One thing isn't clear to me-- is Brian Steve's sibling? It doesn't really state this, but I'm not sure if I should assume it to be true. If not, then the possibilities are 1-9 or 0-8. Essentially, the same logic applies, meaning that either way, Brian shook 8 or 9 hands. 8 if they're siblings, and 8 or 9 if they're not. Maybe that's the crux of the problem right there-- assume that they're *not* siblings, and now you actually have to figure out a solution where the shaking works out correctly!

DaveE

Ok, wrong assumptions. I assume that Brian and Steve ARE siblings, making the answer unique. And no, it's not 8. If they AREN'T siblings, then there are multiple solutions, as asserted above. ... Further if they AREN'T siblings, Brian has 6 possibilities for the number of handshakes that he could've had.[/edit]

Last edited: Apr 17, 2007
7. Apr 16, 2007

### DyslexicHobo

I still don't think I'm understanding the logic needed to solve this problem.

I understand that the number of handshakes possible are 0-8. Each one is assigned to each of the people (besides Steve).
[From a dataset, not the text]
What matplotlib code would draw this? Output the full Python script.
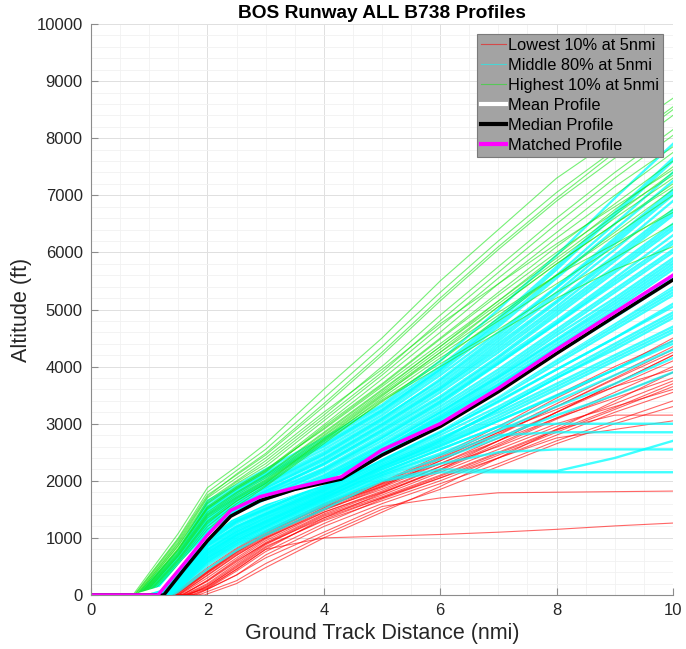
import numpy as np
import matplotlib
matplotlib.use("Agg")
import matplotlib.pyplot as plt
from matplotlib.ticker import MultipleLocator
from matplotlib.lines import Line2D

plt.rcParams['font.family'] = ['Liberation Sans', 'DejaVu Sans']

# distance grids (nmi) used by the individual profiles after lift-off
GRID_LOW = [2.0, 2.5, 3.0, 4.0, 5.0, 6.0, 7.0, 8.0, 9.0, 10.0]
GRID_UP = [1.5, 2.0, 2.5, 3.0, 4.0, 5.0, 6.0, 7.0, 8.0, 9.0, 10.0]

# each row: lift-off distance, then altitude (ft) at the grid points
low_profiles = [
    [1.60, 120, 450, 800, 1000, 1030, 1060, 1100, 1150, 1210, 1260],
    [1.80, 100, 350, 650, 1100, 1550, 1700, 1790, 1800, 1810, 1820],
    [1.55, 250, 600, 900, 1350, 1700, 2050, 2400, 2750, 2900, 3050],
    [1.50, 350, 700, 1000, 1450, 1800, 2200, 2650, 3100, 3550, 4000],
    [1.45, 400, 750, 1050, 1500, 1850, 2250, 2700, 3200, 3650, 4100],
    [1.60, 200, 550, 900, 1400, 1750, 2150, 2550, 2950, 3350, 3750],
    [1.40, 450, 800, 1100, 1550, 1900, 2350, 2800, 3300, 3800, 4300],
    [1.65, 150, 500, 850, 1300, 1650, 2000, 2400, 2800, 3200, 3550],
    [1.48, 380, 720, 1020, 1520, 1950, 2400, 2850, 3350, 3850, 4350],
    [1.75, 100, 350, 700, 1200, 1600, 1950, 2300, 2700, 3050, 3400],
    [1.52, 300, 650, 980, 1480, 1880, 2300, 2750, 3200, 3700, 4200],
    [1.42, 420, 780, 1080, 1580, 1960, 2420, 2900, 3450, 3950, 4500],
    [1.85, 60, 250, 550, 1050, 1500, 1850, 2250, 2650, 3000, 3300],
    [1.58, 260, 620, 950, 1450, 1820, 2250, 2600, 3000, 3300, 3600],
    [1.46, 390, 740, 1040, 1530, 1920, 2380, 2850, 3250, 3650, 3950],
    [1.68, 140, 450, 800, 1350, 1780, 2200, 2700, 3200, 3700, 4200],
    [1.95, 20, 200, 480, 1000, 1450, 1900, 2400, 2900, 3400, 3900],
    [1.62, 180, 520, 880, 1380, 1720, 2100, 2500, 2900, 3150, 3150],
    [1.38, 480, 820, 1120, 1600, 1980, 2450, 2950, 3500, 4000, 4450],
    [1.72, 110, 420, 760, 1250, 1680, 2050, 2450, 2850, 3250, 3650],
    [1.56, 240, 580, 920, 1420, 1790, 2180, 2620, 3080, 3500, 3900],
    [1.44, 410, 760, 1060, 1560, 1940, 2300, 2700, 3100, 3450, 3800],
    [1.66, 160, 480, 830, 1320, 1700, 2080, 2480, 2880, 3280, 3700],
    [1.50, 340, 690, 1000, 1500, 1900, 2350, 2820, 3300, 3780, 4250],
]

mid_profiles = [
    [1.40, 60, 450, 780, 1050, 1500, 2000, 2150, 2150, 2150, 2150, 2150],
    [1.35, 95, 520, 850, 1100, 1560, 2050, 2300, 2500, 2550, 2550, 2550],
    [1.32, 120, 560, 880, 1120, 1600, 2020, 2200, 2180, 2170, 2400, 2700],
    [1.30, 140, 600, 920, 1180, 1650, 2100, 2450, 2800, 2850, 2850, 2850],
    [1.28, 160, 650, 950, 1200, 1700, 2150, 2550, 2950, 3000, 3000, 3000],
    [1.35, 105, 580, 900, 1150, 1620, 2080, 2380, 2750, 3150, 3500, 3900],
    [1.25, 190, 700, 1000, 1250, 1700, 2150, 2550, 2950, 3400, 3850, 4300],
    [1.30, 150, 650, 980, 1220, 1680, 2200, 2600, 3050, 3500, 3950, 4450],
    [1.22, 215, 750, 1050, 1300, 1750, 2250, 2650, 3100, 3600, 4100, 4600],
    [1.20, 240, 800, 1100, 1350, 1800, 2300, 2750, 3200, 3700, 4200, 4700],
    [1.28, 175, 720, 1050, 1280, 1720, 2250, 2700, 3250, 3800, 4300, 4850],
    [1.18, 265, 850, 1150, 1400, 1820, 2330, 2800, 3300, 3850, 4400, 4950],
    [1.15, 300, 900, 1200, 1420, 1850, 2350, 2850, 3400, 3950, 4500, 5050],
    [1.25, 215, 800, 1130, 1380, 1830, 2380, 2900, 3450, 4050, 4650, 5250],
    [1.12, 330, 950, 1250, 1480, 1900, 2400, 2950, 3550, 4150, 4750, 5350],
    [1.10, 355, 1000, 1300, 1520, 1920, 2450, 3000, 3600, 4200, 4850, 5450],
    [1.20, 275, 920, 1280, 1500, 1950, 2480, 3050, 3650, 4300, 4950, 5600],
    [1.08, 385, 1050, 1350, 1580, 1980, 2520, 3100, 3700, 4350, 5000, 5700],
    [1.05, 420, 1100, 1400, 1620, 2020, 2550, 3150, 3800, 4450, 5100, 5800],
    [1.15, 345, 1050, 1380, 1600, 2050, 2600, 3200, 3850, 4550, 5200, 5900],
    [1.02, 450, 1150, 1450, 1680, 2100, 2650, 3250, 3900, 4600, 5300, 6000],
    [1.00, 480, 1200, 1500, 1720, 2150, 2700, 3300, 3950, 4650, 5350, 6050],
    [1.10, 410, 1150, 1480, 1700, 2180, 2750, 3350, 4050, 4750, 5450, 6150],
    [0.98, 510, 1250, 1550, 1780, 2220, 2800, 3400, 4100, 4800, 5550, 6300],
    [0.95, 545, 1300, 1600, 1820, 2280, 2850, 3450, 4150, 4900, 5650, 6400],
    [1.05, 475, 1250, 1580, 1800, 2300, 2900, 3550, 4250, 5000, 5750, 6500],
    [0.92, 580, 1350, 1650, 1880, 2350, 2950, 3600, 4300, 5050, 5850, 6650],
    [0.90, 610, 1400, 1700, 1920, 2400, 3000, 3650, 4400, 5150, 5950, 6750],
    [1.00, 550, 1380, 1680, 1950, 2450, 3050, 3700, 4450, 5250, 6050, 6900],
    [0.88, 640, 1450, 1750, 2000, 2500, 3100, 3750, 4500, 5300, 6150, 7000],
    [0.85, 680, 1500, 1800, 2050, 2550, 3150, 3850, 4600, 5400, 6250, 7100],
    [0.95, 565, 1480, 1780, 2080, 2600, 3200, 3900, 4700, 5550, 6400, 7250],
    [0.82, 715, 1550, 1850, 2120, 2650, 3250, 3950, 4750, 5600, 6500, 7400],
    [0.90, 700, 1600, 1880, 2150, 2700, 3300, 4000, 4850, 5750, 6700, 7650],
    [0.80, 770, 1650, 1920, 2200, 2750, 3330, 4100, 5000, 5950, 6950, 7900],
    [1.12, 340, 980, 1290, 1510, 1940, 2470, 3020, 3580, 4180, 4800, 5400],
    [1.18, 275, 880, 1200, 1440, 1880, 2420, 2920, 3500, 4100, 4700, 5300],
    [1.22, 225, 780, 1100, 1340, 1780, 2280, 2720, 3250, 3800, 4350, 4900],
    [1.05, 425, 1120, 1420, 1650, 2080, 2620, 3200, 3820, 4480, 5150, 5850],
    [0.97, 525, 1280, 1580, 1830, 2300, 2880, 3480, 4180, 4950, 5700, 6450],
    [1.02, 520, 1330, 1640, 1870, 2380, 2980, 3620, 4350, 5120, 5900, 6700],
    [1.26, 175, 680, 1020, 1260, 1740, 2200, 2620, 3050, 3480, 3950, 4400],
    [1.33, 125, 620, 950, 1200, 1660, 2120, 2480, 2880, 3300, 3700, 4150],
    [1.15, 335, 1020, 1330, 1560, 1990, 2530, 3080, 3680, 4320, 4950, 5550],
    [0.93, 605, 1420, 1720, 1960, 2470, 3080, 3780, 4550, 5380, 6200, 7050],
    [0.87, 680, 1520, 1830, 2100, 2620, 3230, 3950, 4800, 5700, 6650, 7600],
    [1.08, 395, 1080, 1390, 1610, 2030, 2560, 3120, 3750, 4400, 5050, 5750],
    [1.00, 490, 1220, 1520, 1760, 2200, 2760, 3380, 4060, 4760, 5500, 6200],
    [1.20, 260, 860, 1180, 1420, 1860, 2360, 2850, 3380, 3950, 4500, 5100],
    [1.28, 180, 740, 1060, 1300, 1760, 2230, 2680, 3150, 3650, 4150, 4650],
]

high_profiles = [
    [0.72, 1080, 1880, 2250, 2650, 3600, 4500, 5500, 6400, 7300, 8000, 8700],
    [0.75, 980, 1750, 2100, 2450, 3300, 4200, 5150, 6050, 6900, 7650, 8400],
    [0.78, 900, 1650, 2000, 2350, 3150, 4000, 4900, 5750, 6600, 7400, 8150],
    [0.80, 860, 1600, 1950, 2250, 3050, 3850, 4700, 5550, 6350, 7150, 7850],
    [0.85, 780, 1500, 1850, 2150, 2950, 3700, 4500, 5300, 6100, 6850, 7600],
    [0.82, 820, 1550, 1900, 2200, 2900, 3650, 4400, 5150, 5900, 6650, 7400],
    [0.88, 710, 1400, 1750, 2050, 2800, 3550, 4300, 5050, 5800, 6500, 7200],
    [0.90, 680, 1350, 1700, 2000, 2750, 3500, 4200, 4900, 5600, 6300, 7000],
    [0.95, 600, 1250, 1650, 1950, 2700, 3450, 4150, 4800, 5450, 6100, 6750],
    [0.92, 640, 1300, 1680, 1980, 2720, 3420, 4050, 4650, 5300, 5900, 6500],
    [1.00, 530, 1150, 1550, 1900, 2650, 3400, 4000, 4600, 5200, 5700, 6100],
    [0.78, 920, 1700, 2050, 2400, 3200, 3950, 4750, 5450, 6150, 6800, 7450],
    [0.84, 800, 1520, 1880, 2180, 2980, 3780, 4600, 5450, 6250, 7000, 7750],
    [0.86, 750, 1450, 1800, 2100, 2850, 3600, 4350, 5100, 5850, 6600, 7300],
    [0.97, 570, 1200, 1600, 1920, 2680, 3380, 4100, 4850, 5600, 6350, 7100],
    [0.80, 870, 1620, 1980, 2300, 3100, 3900, 4800, 5650, 6500, 7300, 8050],
    [0.90, 690, 1380, 1720, 2020, 2780, 3520, 4250, 4950, 5600, 6150, 6700],
    [0.76, 950, 1720, 2120, 2480, 3350, 4250, 5200, 6100, 6950, 7750, 8500],
    [0.74, 1000, 1800, 2180, 2550, 3450, 4350, 5300, 6200, 7050, 7800, 8550],
    [0.83, 805, 1530, 1870, 2170, 2920, 3680, 4480, 5250, 6000, 6700, 7350],
    [0.94, 620, 1280, 1640, 1960, 2730, 3480, 4250, 5050, 5800, 6500, 7150],
    [0.87, 730, 1420, 1780, 2080, 2830, 3580, 4350, 5150, 5950, 6750, 7500],
]

mean_x = [0, 0.8, 1.2, 1.6, 2.0, 2.4, 3.0, 4.0, 4.5, 5.0, 6.0, 7.0, 8.0, 9.0, 10.0]
mean_alt = [0, 0, 120, 600, 1020, 1340, 1620, 1960, 2160, 2420, 2920, 3520, 4170, 4800, 5450]

median_x = [0, 1.25, 1.6, 2.0, 2.4, 2.9, 3.5, 4.3, 5.0, 6.0, 7.0, 8.0, 9.0, 10.0]
median_alt = [0, 0, 450, 950, 1380, 1650, 1850, 2030, 2450, 2950, 3560, 4230, 4880, 5520]

matched_x = [0, 1.15, 1.6, 2.0, 2.4, 2.9, 3.5, 4.3, 5.0, 6.0, 7.0, 8.0, 9.0, 10.0]
matched_alt = [0, 0, 550, 1050, 1480, 1720, 1880, 2070, 2540, 3000, 3620, 4300, 4950, 5600]


def profile_xy(row, grid):
    xs = [0, row[0]] + grid
    ys = [0, 0] + row[1:]
    return xs, ys


fig = plt.figure(figsize=(6.86, 6.49), dpi=100)
ax = fig.add_axes([0.1327, 0.0832, 0.8483, 0.8798])

for row in low_profiles:
    xs, ys = profile_xy(row, GRID_LOW)
    ax.plot(xs, ys, color=(1, 0, 0), lw=0.8, alpha=0.6)
for row in mid_profiles:
    xs, ys = profile_xy(row, GRID_UP)
    ax.plot(xs, ys, color=(0, 1, 1), lw=1.7, alpha=0.75)
for row in high_profiles:
    xs, ys = profile_xy(row, GRID_UP)
    ax.plot(xs, ys, color=(0.1, 0.9, 0.1), lw=0.8, alpha=0.6)

ax.plot(mean_x, mean_alt, color='white', lw=2.5)
ax.plot(median_x, median_alt, color='black', lw=2.5)
ax.plot(matched_x, matched_alt, color=(1, 0, 1), lw=2.5)

ax.set_xlim(0, 10)
ax.set_ylim(0, 10000)
ax.xaxis.set_major_locator(MultipleLocator(2))
ax.xaxis.set_minor_locator(MultipleLocator(0.5))
ax.yaxis.set_major_locator(MultipleLocator(1000))
ax.yaxis.set_minor_locator(MultipleLocator(200))
ax.grid(which='major', color='#e0e0e0', lw=0.7)
ax.grid(which='minor', color='#f1f1f1', lw=0.6)
ax.set_axisbelow(True)

for side in ['top', 'right']:
    ax.spines[side].set_visible(False)
for side in ['left', 'bottom']:
    ax.spines[side].set_color('#8c8c8c')
ax.tick_params(which='major', direction='in', length=5, color='#8c8c8c',
               labelsize=12, labelcolor='#262626', pad=6)
ax.tick_params(which='minor', length=0)

ax.set_xlabel("Ground Track Distance (nmi)", fontsize=15.5, color='#262626', labelpad=3)
ax.set_ylabel("Altitude (ft)", fontsize=15.5, color='#262626', labelpad=3)
ax.set_title("BOS Runway ALL B738 Profiles", fontsize=13.8, fontweight='bold', pad=4)

handles = [
    Line2D([], [], color=(1, 0, 0), lw=0.8, alpha=0.55),
    Line2D([], [], color=(0, 1, 1), lw=0.8, alpha=0.55),
    Line2D([], [], color=(0.1, 0.9, 0.1), lw=0.8, alpha=0.55),
    Line2D([], [], color='white', lw=3),
    Line2D([], [], color='black', lw=3),
    Line2D([], [], color=(1, 0, 1), lw=3),
]
names = ["Lowest 10% at 5nmi", "Middle 80% at 5nmi", "Highest 10% at 5nmi",
         "Mean Profile", "Median Profile", "Matched Profile"]
leg = ax.legend(handles, names, loc='upper right', fontsize=11.8,
                facecolor='#a3a3a3', edgecolor='#7a7a7a', framealpha=1,
                fancybox=False, handlelength=1.55, handletextpad=0.1,
                labelspacing=0.3, borderpad=0.25, borderaxespad=0.6)
leg.get_frame().set_linewidth(0.8)

fig.savefig("out.png", dpi=100)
The part that gets me is that I don't see ANY distinguishing traits about Brian has compared to all of the other people at the party.

8. Apr 17, 2007

### davee123

Try actually drawing out a solution. Hint:
Start with whoever shakes 8 hands. You'll notice that the sibling of whoever shakes 8 hands *has* to be the one who shakes 0 hands. Next, arbitrarily choose someone else at the party who shakes 7 hands. Who does his sibling have to be? Etc.
DaveE

9. Jan 19, 2008

### smaster

Under this conditions the task is a paradox. There will be 3 people minimum with the same amount of handshake - 4. Then the author should rephrase it that he didn't count himself and his sibling. Then his sibling just like himself had 4 handshakes. And yes draw the table 10x10 and match their handshakes giving the #1 person 8 handshakes, #2 - 7 handshakes and so on. Soon you'll see that when you'll reach 4 handshakes they will repeat in 2 more persons and only then will drop to 3, then to 2 and to 1. With all other variations you'll get even more same numbers of handshakes.
Am I right?

10. Jan 19, 2008

### davee123

Well, no. First of all, there are a minimum of 2 out of 10 people who shook the same number of hands at the party, not 3. But beyond that, the problem is correct because it doesn't say that Steve didn't shake the same number of hands as everyone else, it just says that none of the people Steve asked shook the same number of hands. Hence, someone shook the same number of hands as Steve. That's actually pretty obvious, since the maximum number possible would be 9, and the lowest number possible would be 0, and we know for a fact that both 9 and 0 cannot co-exist in this example. Hence, the range must be 1-9 or 0-8, which each have 9 numbers in them. And since there are 10 people, it's a verifiable fact that at LEAST two of the people shook the same number of hands. It's just that one of those people happens to be Steve, who's doing the asking.

DaveE

11. Jan 19, 2008

### jdg812

4

PS
My original answer was "4", but PF system did not accept it, because at least 4 characters needed, That is why I posted this PS.

PPS
Steve got answers 0 to 8. Somebody said 8. So, there are 8 + 1 = 9 persons, who shook hands at least 1 time. But who shook hands 0 times? There is only one answer. Sibling of a person, who said 8. Thus, we have numbers of handshakes grouped by siblings.

8-0
7-1 (somebody said 7, who said 1? His/her sibling) etc.
6-2
5-3
4-4

There is only one way for Steve to get 9 different answers. He shook hands 4 times and so did his sibling Brian.

Last edited: Jan 19, 2008
12. Jan 19, 2008

### Dr Nick

The only possible way i can see this could be true is that some of them can't count, but I haven't read replies yet, so explanations may be there to help...

13. Jan 20, 2008

### PeteKL

It's too hard to determine because I know that not everyone likes to shake hands. Various people shaking hands does not mean that everyone shook hands. I am reluctant to shake hands with just anyone as some people have sweaty palms. I know its fussy but you have to take things like that into account.